Although Ruto is good at political plotting, what he calls kujipanga , he gives the impression of floundering in the art of governance.
He showed his kujipanga prowess as Cyrus Jirongo's mtu wa mkono in YK 1992 while campaigning to keep President Daniel are Moi in power. He was a junior player in YK but his seniors, it appeared, he had other motives, and Moi knew it. Among Moi's first actions on being declared the winner, therefore, was to destroy YK 92.
Caught in that political destruction, Ruto regrouped and took revenge on the president by dethroning Moi's friend Reuben Chesire in Eldoret, making it clear that Moi could not ignore him.
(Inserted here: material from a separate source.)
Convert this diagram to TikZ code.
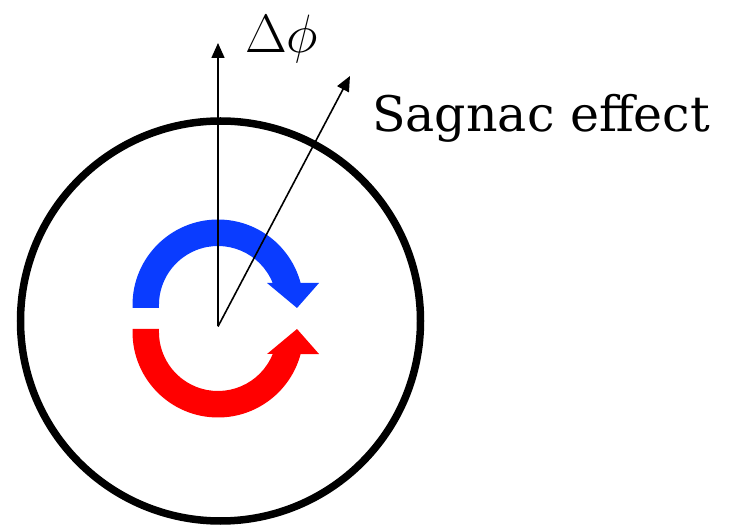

After Moi appointed him minister, he became a strong voice against Mwai Kibaki's growing political strength.
If Moi was to retire, he argued, Moi's age mates, meaning Kibaki and Simeon Nyachae should equally retire and leave the presidency to the dot.coms , meaning Uhuru Kenyatta, Musalia Mudavadi, and himself.
In the 2002 dot.coms lost, Moi was the big loser as national and even Kalenjin leader but Ruto was the long-term winner. Subsequently, especially in the 2005 Orange and Banana referendum campaign that brought Raila, Uhuru, and Ruto together, Ruto replaced Moi as the man for the Kalenjins.
He and Mudavadi tested presidential fortunes in 2007 by challenging Raila's nomination as the ODM presidential flag-bearer after which they became top 'Pentagon' commanders in Raila's political army. Ruto was Raila's most effective field commander.
He thereafter had to contend with the aftermath of electoral violence which landed him, along with Uhuru, at The Hague while his boss, Raila, escaped blame. Uhuru and Ruto then teamed up and successfully played the anti-imperial card to beat Raila, the favourite of the West, in the 2013 election. In defeat, Raila sought to destabilise the Uhuru government.
Since 2013, the three men have dominated Kenyan politics and alternate between friendship and enmity. Each is extremely rich, has dictatorial traits, looks after close relatives and friends through selective public appointments, and tries to outwit the other two by temporarily joining one against the other.
In success, Uhuru and Ruto split and led to fresh dispensations. The anti-Ruto, Uhuru-Raila 'handshake' made Uhuru lose image by looking like Raila's surrogate. While Uhuru's explanation that he could get 'peace' only by accommodating Raila lacked conviction, Raila lost by being politically cocky, and Ruto played victim of ungrateful former allies. He outsmarted Uhuru and Raila in 2022.
Ruto's victory unleashed new realignments, fears, and confusion. Seeking world recognition and approval, symbolised by the Climate Change Summit, like Raila, Ruto craves for 'saviour' image only to appear beholden to external forces.
In addition, Raila's Maandamano , making Kenya ungovernable forced Ruto to discuss changing the law which threatens Gachagua's sense of political peace. Ruto tries to balance Gachagua's survival instincts with containing Raila's disruptive capacity. His mtajua hamjui (you will know you don't know) appears to threaten all.
He undermines his appointees through demeaning public comments, gives the country a bad image, and weakens his local, continental, and global standing. Ruto still has time to develop a grand strategy, remove policy contradictions, and assure Kenyans he is neither vindictive nor confused.